Expressway protesters argue the City of Hamilton is an environmental criminal that doesn't deserve court help to push a road through Red Hill Valley.

McMaster University professor Jim Quinn told Superior Court Justice Joseph Henderson yesterday that the city comes to court "with dirty hands," convicted and fined for abusing Red Hill Creek and under Environment Ministry orders to stop sanitary sewage illegally entering storm sewers in the valley.


Defendants Gord Pullar, left, and Jim Quinn, talk with Friends of the Red Hill Valley Lynda Lukasik and Don McLean during a break in court case yesterday. Photo by John Rennison, the Hamilton Spectator,
 

Quinn is one of six co-defendants who return to court Monday to finish presenting their case against the city's application for an injunction to stop pickets from blocking construction of a bridge to carry Greenhill Avenue over the planned Red Hill Creek Expressway.
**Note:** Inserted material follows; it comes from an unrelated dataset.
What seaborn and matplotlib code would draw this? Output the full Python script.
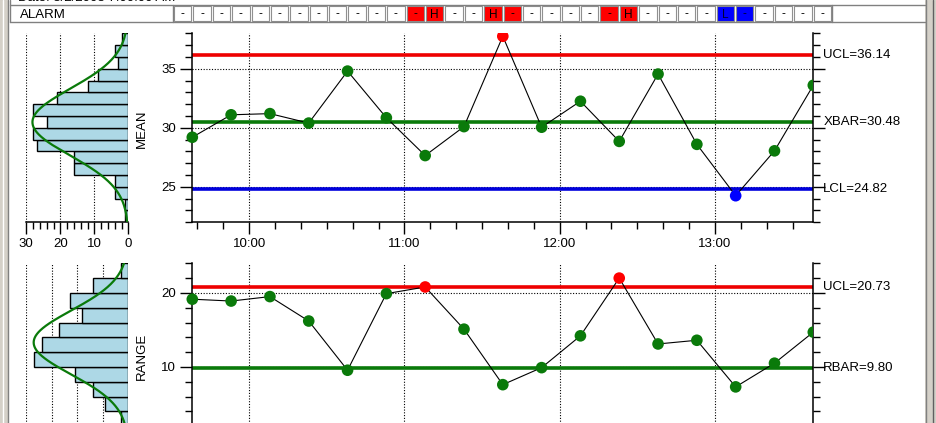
import numpy as np
import pandas as pd
import matplotlib
matplotlib.use("Agg")
import matplotlib.pyplot as plt
import matplotlib.transforms as mtransforms
from matplotlib.patches import Rectangle
from matplotlib.ticker import MultipleLocator, FixedLocator, FuncFormatter
import seaborn as sns

# ---------------- data ----------------
times = ["09:38", "09:53", "10:08", "10:23", "10:38", "10:53", "11:08", "11:23", "11:38",
         "11:53", "12:08", "12:23", "12:38", "12:53", "13:08", "13:23", "13:38"]
mean_values = [29.2, 31.1, 31.2, 30.4, 34.8, 30.85, 27.65, 30.1, 37.75,
               30.05, 32.25, 28.85, 34.55, 28.6, 24.25, 28.05, 33.6]
range_values = [19.15, 18.9, 19.5, 16.2, 9.55, 19.9, 20.8, 15.1, 7.6,
                9.9, 14.2, 22.0, 13.1, 13.6, 7.3, 10.5, 14.7]

mean_ucl, mean_center, mean_lcl = 36.14, 30.48, 24.82
range_ucl, range_center = 20.73, 9.80
mean_limit_labels = ["UCL=36.14", "XBAR=30.48", "LCL=24.82"]
range_limit_labels = ["UCL=20.73", "RBAR=9.80"]

# frequency histograms (bottom bin first)
mean_hist_edges = [22, 23, 24, 25, 26, 27, 28, 29, 30, 31, 32, 33, 34, 35, 36, 37, 38]
mean_hist_counts = [1, 1, 4, 4, 16, 16, 27, 28, 24, 28, 21, 12, 9, 3, 4, 2]
range_hist_edges = [0, 2, 4, 6, 8, 10, 12, 14, 16, 18, 20, 22, 24]
range_hist_counts = [1, 3, 9, 14, 21, 37, 34, 27, 18, 23, 14, 3]

# fitted normal curves (mu, sigma, sample count)
mean_fit = (30.48, 2.83, 200)
range_fit = (13.3, 4.3, 200)

hour_ticks = ["10:00", "11:00", "12:00", "13:00"]

# ---------------- helpers ----------------
W, H = 936, 423
DPI = 100


def to_min(s):
    h, m = s.split(":")
    return int(h) * 60 + int(m)


def rect(l, t, r, b):
    return [l / W, 1 - b / H, (r - l) / W, (b - t) / H]


mins = [to_min(t) for t in times]
df = pd.DataFrame({"time": mins, "mean": mean_values, "range": range_values})
df["mean_status"] = np.where(df["mean"] > mean_ucl, "high",
                             np.where(df["mean"] < mean_lcl, "low", "ok"))
df["range_status"] = np.where(df["range"] > range_ucl, "high", "ok")

palette = {"ok": "#0a7a0a", "high": "#ff0000", "low": "#0000ff"}
GREEN = "#0a7a0a"

sns.set_theme(style="white")
plt.rcParams["font.family"] = ["Liberation Sans", "DejaVu Sans"]
plt.rcParams["font.size"] = 9.5

fig = plt.figure(figsize=(W / DPI, H / DPI), dpi=DPI)
fig.patch.set_facecolor("white")

# background frame axes (pixel coordinates)
bg = fig.add_axes([0, 0, 1, 1], zorder=-5)
bg.set_xlim(0, W)
bg.set_ylim(H, 0)
bg.axis("off")

# window borders
bg.add_patch(Rectangle((0, 0), 8, H, facecolor="#d4d0c8", edgecolor="none"))
bg.plot([7.5, 7.5], [0, H], color="#808080", lw=1)
bg.plot([2.5, 2.5], [0, H], color="#ffffff", lw=1)
bg.add_patch(Rectangle((925, 0), 11, H, facecolor="#d4d0c8", edgecolor="none"))
bg.plot([926, 926], [0, H], color="#808080", lw=1)
bg.plot([933, 933], [0, H], color="#606060", lw=1)

# alarm table
bg.text(18, 4, "Date: 3/2/2003 7:00:00 AM", fontsize=9.5, va="bottom", ha="left", color="black")
bg.plot([10, 925], [5.5, 5.5], color="#808080", lw=1)
bg.plot([10, 925], [22.5, 22.5], color="#808080", lw=1)
bg.plot([10, 10], [0, 22.5], color="#808080", lw=1)
bg.plot([173, 173], [5.5, 22.5], color="#808080", lw=1)
bg.text(20, 14.5, "ALARM", fontsize=9.5, va="center", ha="left", color="black")
cell_w = (832 - 173) / (2 * len(df))
for i, row in df.iterrows():
    m_txt = {"high": "H", "low": "L", "ok": "-"}[row["mean_status"]]
    r_txt = {"high": "H", "ok": "-"}[row["range_status"]]
    if row["mean_status"] == "high" or row["range_status"] == "high":
        fc = "#ff0000"
    elif row["mean_status"] == "low":
        fc = "#0000ff"
    else:
        fc = "white"
    for j, txt in enumerate([m_txt, r_txt]):
        x0 = 173 + (2 * i + j) * cell_w + 1
        bg.add_patch(Rectangle((x0, 6.5), cell_w - 2, 15, facecolor=fc,
                               edgecolor="#909090", lw=0.8))
        bg.text(x0 + (cell_w - 2) / 2, 14.5, txt, ha="center", va="center",
                fontsize=8.5, color="black" if fc != "#0000ff" else "#000033")
bg.plot([832, 832], [5.5, 22.5], color="#808080", lw=1)

# ---------------- axes ----------------
ax_m = fig.add_axes(rect(192.3, 33.3, 813.3, 222.3))
ax_mh = fig.add_axes(rect(26.3, 33.3, 128.3, 222.3))
ax_r = fig.add_axes(rect(192.3, 263.3, 813.3, 440.9))
ax_rh = fig.add_axes(rect(26.3, 263.3, 128.3, 440.9))

xmin, xmax = mins[0], mins[-1]
hour_mins = [to_min(t) for t in hour_ticks]


def fmt_time(v, pos=None):
    v = int(round(v))
    return f"{v // 60}:{v % 60:02d}"


def style_chart(ax, ylim, minor_step, major_ticks, yfmt):
    ax.set_xlim(xmin, xmax)
    ax.set_ylim(*ylim)
    ax.set_facecolor("white")
    for side in ["left", "right", "bottom"]:
        ax.spines[side].set_visible(True)
        ax.spines[side].set_color("black")
        ax.spines[side].set_linewidth(1.1)
    ax.spines["top"].set_visible(False)
    ax.xaxis.set_major_locator(FixedLocator(hour_mins))
    ax.xaxis.set_minor_locator(MultipleLocator(10))
    ax.xaxis.set_major_formatter(FuncFormatter(fmt_time))
    ax.yaxis.set_major_locator(FixedLocator(major_ticks))
    ax.yaxis.set_minor_locator(MultipleLocator(minor_step))
    ax.yaxis.set_major_formatter(FuncFormatter(yfmt))
    ax.tick_params(axis="both", which="major", direction="out", length=8.5, width=1,
                   color="black", labelsize=9.5, labelcolor="black", pad=3)
    ax.tick_params(axis="both", which="minor", direction="out", length=4.7, width=1,
                   color="black")
    ax.tick_params(axis="y", which="both", left=True, right=True, labelright=False)
    ax.tick_params(axis="x", which="both", bottom=True, top=False)
    ax.grid(False)
    for v in major_ticks:
        ax.axhline(v, color="black", ls=(0, (1, 1.5)), lw=0.8, zorder=1)
    for v in hour_mins:
        ax.axvline(v, color="black", ls=(0, (1, 1.5)), lw=0.8, zorder=1)


style_chart(ax_m, (22, 38), 1, [25, 30, 35], lambda v, p: f"{v:.0f}")
style_chart(ax_r, (0, 24), 2, [10, 20], lambda v, p: f"{v:.0f}")


def draw_series(ax, col, status_col, limits, colors, labels):
    for v, c in zip(limits, colors):
        ax.axhline(v, color=c, lw=2.6, zorder=2, solid_capstyle="butt")
    sns.lineplot(data=df, x="time", y=col, ax=ax, color="black", lw=0.8,
                 zorder=3, legend=False)
    sns.scatterplot(data=df, x="time", y=col, hue=status_col, palette=palette,
                    s=70, edgecolor="none", linewidth=0, ax=ax, zorder=4,
                    legend=False)
    clip = Rectangle((-0.05, -0.2), 1.05, 1.2, transform=ax.transAxes,
                     facecolor="none", edgecolor="none")
    ax.add_patch(clip)
    for coll in ax.collections:
        coll.set_clip_path(clip)
    trans = mtransforms.blended_transform_factory(ax.transAxes, ax.transData)
    for v, lab in zip(limits, labels):
        ax.text(1.0161, v, lab, transform=trans, ha="left", va="center",
                fontsize=9.5, color="black")
    ax.set_xlabel("")


draw_series(ax_m, "mean", "mean_status", [mean_ucl, mean_center, mean_lcl],
            ["#ee0000", GREEN, "#0000dd"], mean_limit_labels)
draw_series(ax_r, "range", "range_status", [range_ucl, range_center],
            ["#ee0000", GREEN], range_limit_labels)

ax_m.set_ylabel("MEAN", fontsize=9.5, color="black")
ax_m.yaxis.set_label_coords((148 - 192.3) / 621.0, (222.3 - 129) / 189.0)
ax_r.set_ylabel("RANGE", fontsize=9.5, color="black")
ax_r.yaxis.set_label_coords((148 - 192.3) / 621.0, (440.9 - 356.7) / 177.6)
ax_r.tick_params(axis="x", which="both", labelbottom=False)


# ---------------- histograms ----------------
def draw_hist(ax, edges, counts, fit, xmax_count, ylim, xmaj, xmin_step, show_labels):
    edges = np.asarray(edges, float)
    centers = (edges[:-1] + edges[1:]) / 2
    observations = np.repeat(centers, counts)
    sns.histplot(y=observations, bins=list(edges), ax=ax, color="#add8e6",
                 edgecolor="black", linewidth=1.0, alpha=1.0, zorder=2)
    mu, sigma, n = fit
    bw = edges[1] - edges[0]
    yy = np.linspace(ylim[0], ylim[1], 300)
    xx = n * bw / (sigma * np.sqrt(2 * np.pi)) * np.exp(-0.5 * ((yy - mu) / sigma) ** 2)
    ax.plot(xx, yy, color=GREEN, lw=1.6, zorder=3)
    ax.set_xlim(xmax_count, 0)
    ax.set_ylim(*ylim)
    for s in ["left", "top", "right"]:
        ax.spines[s].set_visible(False)
    ax.spines["bottom"].set_visible(True)
    ax.spines["bottom"].set_color("black")
    ax.spines["bottom"].set_linewidth(1.1)
    ax.set_yticks([])
    ax.xaxis.set_major_locator(FixedLocator(xmaj))
    ax.xaxis.set_minor_locator(MultipleLocator(xmin_step))
    ax.xaxis.set_major_formatter(FuncFormatter(lambda v, p: f"{v:.0f}"))
    ax.tick_params(axis="x", which="major", direction="out", length=8.5, width=1,
                   color="black", labelsize=9.5, labelcolor="black", pad=3, bottom=True,
                   labelbottom=show_labels)
    ax.tick_params(axis="x", which="minor", direction="out", length=4.7, width=1,
                   color="black", bottom=True)
    ax.grid(False)
    for v in xmaj:
        ax.axvline(v, color="black", ls=(0, (1, 1.5)), lw=0.8, zorder=1)
    ax.set_xlabel("")
    ax.set_ylabel("")
    ax.set_facecolor("white")


draw_hist(ax_mh, mean_hist_edges, mean_hist_counts, mean_fit, 30, (22, 38),
          [0, 10, 20, 30], 2, True)
draw_hist(ax_rh, range_hist_edges, range_hist_counts, range_fit, 40, (0, 24),
          [0, 10, 20, 30, 40], 2, False)

fig.savefig("out.png", dpi=DPI, facecolor="white")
The defendants are representing themselves, without lawyers.

Lou Frapporti, who led a city team of seven lawyers and articling students, told the judge brought in from Welland that the north-south route through the valley is the last leg of a plan approved in 1985 to connect Highway 403 in Ancaster to the Queen Elizabeth Way in east Hamilton.

He said $260 million has been spent so far, the 12-kilometre Lincoln M. Alexander Parkway is open and three other valley bridges are already in use.

"The horse has left the barn."

Frapporti told the court protesters set up tents and repeatedly refused to let Dufferin Construction crews enter the Greenhill site early in August, even after police warned pickets were subject to arrest for mischief.

But police refused to arrest anyone, so the city sought a permanent court order to end the blockade. Both sides have agreed to a temporary injunction under which protesters are staying off the site and the city is delaying construction until the case is heard.

Frapporti suggested protesters had resorted to civil disobedience after exhausting "every regulatory, administrative and legal challenge" available, but that they should express their opposition without breaking the law.

He urged Henderson to order a stop to the pickets because "where bylaws of a municipality are flagrantly violated, the court ought to assist."

Andrew Loucks, another defendant, noted that expressway project manager Chris Murray had asserted on July 30 that all permits for the bridge were in place, but a Niagara Escarpment Commission letter submitted as evidence by the city says there were still issues outstanding. The court heard that commission staff only gave the go-ahead on Aug. 5, the day Dufferin was to have begun work.

Co-defendant Rachelle Mitchell said the protesters were not "fringe or über radicals who ought to be swept off the street." She argued "this kind of solidarity, this kind of movement, is what makes Canada a civil place."

Challenging Frapporti's contention that the protesters were lawbreakers, Mitchell suggested a criminal court might well find their peaceful protest was within the tolerance limits of a democratic society and didn't cross the line into criminal activity.

There was no mention yesterday of the Six Nations Confederacy citizens who continue to occupy the construction site. The natives are not taking part in the court action.